---- DATA FOR PROCESSING
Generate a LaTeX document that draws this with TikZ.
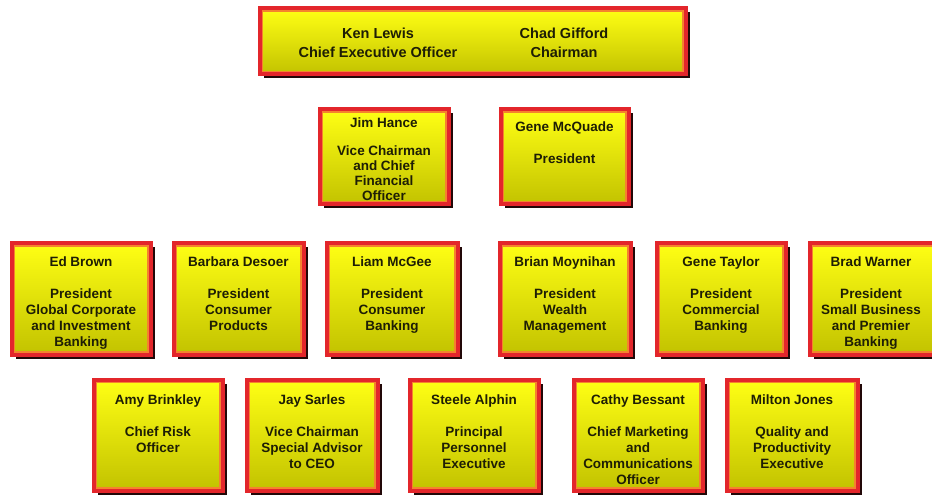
\documentclass[tikz,border=0pt]{standalone}
\usepackage{fontspec}
\setmainfont{Liberation Sans}
\usetikzlibrary{shadows}
\definecolor{bred}{HTML}{E3262B}
\definecolor{borange}{HTML}{F5822E}
\definecolor{byel}{HTML}{FFFF14}
\definecolor{bolive}{HTML}{C2C200}
\definecolor{bshadow}{HTML}{220808}
\definecolor{btext}{HTML}{1E1E05}
\tikzset{
  orgbox/.style={rectangle, draw=bred, line width=4pt, top color=byel, bottom color=bolive,
    inner sep=0pt, outer sep=0pt,
    drop shadow={opacity=1, fill=bshadow, shadow xshift=4pt, shadow yshift=-4pt}},
  innerline/.style={draw=borange, line width=1.8pt},
  boxlbl/.style={anchor=north, align=center, inner sep=0pt, text=btext,
    font=\bfseries\fontsize{13.5}{16}\selectfont},
  toplbl/.style={anchor=north, align=center, inner sep=0pt, text=btext,
    font=\bfseries\fontsize{14.5}{19}\selectfont},
}
% name, left, top, right, bottom
\newcommand\orgb[5]{%
  \node[orgbox, minimum width={(#4-#2-3)*1pt}, minimum height={(#5-#3-3)*1pt}]
    (#1) at ({(#2+#4)/2},{-(#3+#5)/2}) {};
  \draw[innerline] ([shift={(2.9pt,2.9pt)}]#1.south west) rectangle ([shift={(-2.9pt,-2.9pt)}]#1.north east);
}
\begin{document}
\begin{tikzpicture}[x=1pt,y=1pt]
\useasboundingbox[fill=white] (0,0) rectangle (932,-497);
% top
\orgb{top}{258}{7}{687}{76}
\node[toplbl] (kl) at (378,-27.8) {Ken Lewis\\Chief Executive Officer};
\node[toplbl] (cg) at (564,-27.8) {Chad Gifford\\Chairman};
% row 2
\orgb{jh}{318}{108}{450}{206}
\node[boxlbl, font=\bfseries\fontsize{13.5}{15}\selectfont] (jht) at (384,-118) {Jim Hance\\[13pt]Vice Chairman\\and Chief\\Financial\\Officer};
\orgb{gm}{499}{108}{630}{206}
\node[boxlbl] (gmt) at (564.5,-122) {Gene McQuade\\[16pt]President};
% row 3
\orgb{eb}{10}{242}{152}{356}
\node[boxlbl] (ebt) at (81,-257) {Ed Brown\\[16pt]President\\Global Corporate\\and Investment\\Banking};
\orgb{bd}{172}{242}{305}{356}
\node[boxlbl] (bdt) at (238.5,-257) {Barbara Desoer\\[16pt]President\\Consumer\\Products};
\orgb{lm}{325}{242}{459}{356}
\node[boxlbl] (lmt) at (392,-257) {Liam McGee\\[16pt]President\\Consumer\\Banking};
\orgb{bm}{498}{242}{632}{356}
\node[boxlbl] (bmt) at (565,-257) {Brian Moynihan\\[16pt]President\\Wealth\\Management};
\orgb{gt}{655}{242}{787}{356}
\node[boxlbl] (gtt) at (721,-257) {Gene Taylor\\[16pt]President\\Commercial\\Banking};
\orgb{bw}{808}{242}{940}{356}
\node[boxlbl] (bwt) at (871,-257) {Brad Warner\\[16pt]President\\Small Business\\and Premier\\Banking};
% row 4
\orgb{ab}{92}{378}{224}{492}
\node[boxlbl] (abt) at (158,-395) {Amy Brinkley\\[16pt]Chief Risk\\Officer};
\orgb{js}{245}{378}{379}{492}
\node[boxlbl] (jst) at (312,-395) {Jay Sarles\\[16pt]Vice Chairman\\Special Advisor\\to CEO};
\orgb{sa}{408}{378}{540}{492}
\node[boxlbl] (sat) at (474,-395) {Steele Alphin\\[16pt]Principal\\Personnel\\Executive};
\orgb{cb}{572}{378}{704}{492}
\node[boxlbl] (cbt) at (638,-395) {Cathy Bessant\\[16pt]Chief Marketing\\and\\Communications\\Officer};
\orgb{mj}{725}{378}{859}{492}
\node[boxlbl] (mjt) at (792,-395) {Milton Jones\\[16pt]Quality and\\Productivity\\Executive};
\end{tikzpicture}
\end{document}
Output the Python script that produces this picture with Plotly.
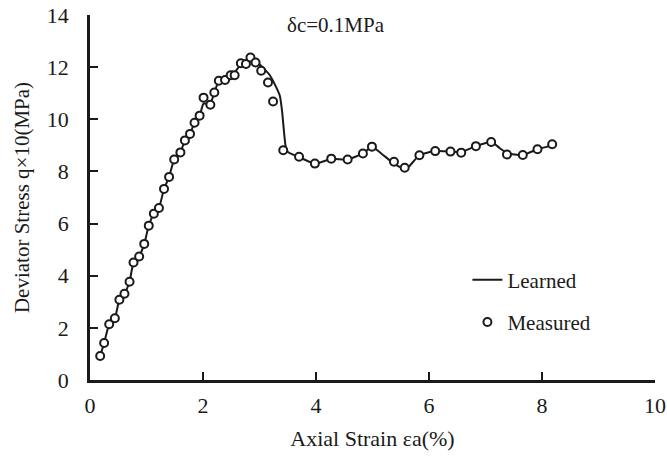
--------
_TASK OBJECTIVE_. Repeat the full listing above exactly, with no pictures in the copy.

_ANSWER TO THE EXERCISE_.
Generate a LaTeX document that draws this with TikZ.
\documentclass[tikz,border=0pt]{standalone}
\usepackage{fontspec}
\setmainfont{Liberation Sans}
\usetikzlibrary{shadows}
\definecolor{bred}{HTML}{E3262B}
\definecolor{borange}{HTML}{F5822E}
\definecolor{byel}{HTML}{FFFF14}
\definecolor{bolive}{HTML}{C2C200}
\definecolor{bshadow}{HTML}{220808}
\definecolor{btext}{HTML}{1E1E05}
\tikzset{
  orgbox/.style={rectangle, draw=bred, line width=4pt, top color=byel, bottom color=bolive,
    inner sep=0pt, outer sep=0pt,
    drop shadow={opacity=1, fill=bshadow, shadow xshift=4pt, shadow yshift=-4pt}},
  innerline/.style={draw=borange, line width=1.8pt},
  boxlbl/.style={anchor=north, align=center, inner sep=0pt, text=btext,
    font=\bfseries\fontsize{13.5}{16}\selectfont},
  toplbl/.style={anchor=north, align=center, inner sep=0pt, text=btext,
    font=\bfseries\fontsize{14.5}{19}\selectfont},
}
% name, left, top, right, bottom
\newcommand\orgb[5]{%
  \node[orgbox, minimum width={(#4-#2-3)*1pt}, minimum height={(#5-#3-3)*1pt}]
    (#1) at ({(#2+#4)/2},{-(#3+#5)/2}) {};
  \draw[innerline] ([shift={(2.9pt,2.9pt)}]#1.south west) rectangle ([shift={(-2.9pt,-2.9pt)}]#1.north east);
}
\begin{document}
\begin{tikzpicture}[x=1pt,y=1pt]
\useasboundingbox[fill=white] (0,0) rectangle (932,-497);
% top
\orgb{top}{258}{7}{687}{76}
\node[toplbl] (kl) at (378,-27.8) {Ken Lewis\\Chief Executive Officer};
\node[toplbl] (cg) at (564,-27.8) {Chad Gifford\\Chairman};
% row 2
\orgb{jh}{318}{108}{450}{206}
\node[boxlbl, font=\bfseries\fontsize{13.5}{15}\selectfont] (jht) at (384,-118) {Jim Hance\\[13pt]Vice Chairman\\and Chief\\Financial\\Officer};
\orgb{gm}{499}{108}{630}{206}
\node[boxlbl] (gmt) at (564.5,-122) {Gene McQuade\\[16pt]President};
% row 3
\orgb{eb}{10}{242}{152}{356}
\node[boxlbl] (ebt) at (81,-257) {Ed Brown\\[16pt]President\\Global Corporate\\and Investment\\Banking};
\orgb{bd}{172}{242}{305}{356}
\node[boxlbl] (bdt) at (238.5,-257) {Barbara Desoer\\[16pt]President\\Consumer\\Products};
\orgb{lm}{325}{242}{459}{356}
\node[boxlbl] (lmt) at (392,-257) {Liam McGee\\[16pt]President\\Consumer\\Banking};
\orgb{bm}{498}{242}{632}{356}
\node[boxlbl] (bmt) at (565,-257) {Brian Moynihan\\[16pt]President\\Wealth\\Management};
\orgb{gt}{655}{242}{787}{356}
\node[boxlbl] (gtt) at (721,-257) {Gene Taylor\\[16pt]President\\Commercial\\Banking};
\orgb{bw}{808}{242}{940}{356}
\node[boxlbl] (bwt) at (871,-257) {Brad Warner\\[16pt]President\\Small Business\\and Premier\\Banking};
% row 4
\orgb{ab}{92}{378}{224}{492}
\node[boxlbl] (abt) at (158,-395) {Amy Brinkley\\[16pt]Chief Risk\\Officer};
\orgb{js}{245}{378}{379}{492}
\node[boxlbl] (jst) at (312,-395) {Jay Sarles\\[16pt]Vice Chairman\\Special Advisor\\to CEO};
\orgb{sa}{408}{378}{540}{492}
\node[boxlbl] (sat) at (474,-395) {Steele Alphin\\[16pt]Principal\\Personnel\\Executive};
\orgb{cb}{572}{378}{704}{492}
\node[boxlbl] (cbt) at (638,-395) {Cathy Bessant\\[16pt]Chief Marketing\\and\\Communications\\Officer};
\orgb{mj}{725}{378}{859}{492}
\node[boxlbl] (mjt) at (792,-395) {Milton Jones\\[16pt]Quality and\\Productivity\\Executive};
\end{tikzpicture}
\end{document}
Output the Python script that produces this picture with Plotly.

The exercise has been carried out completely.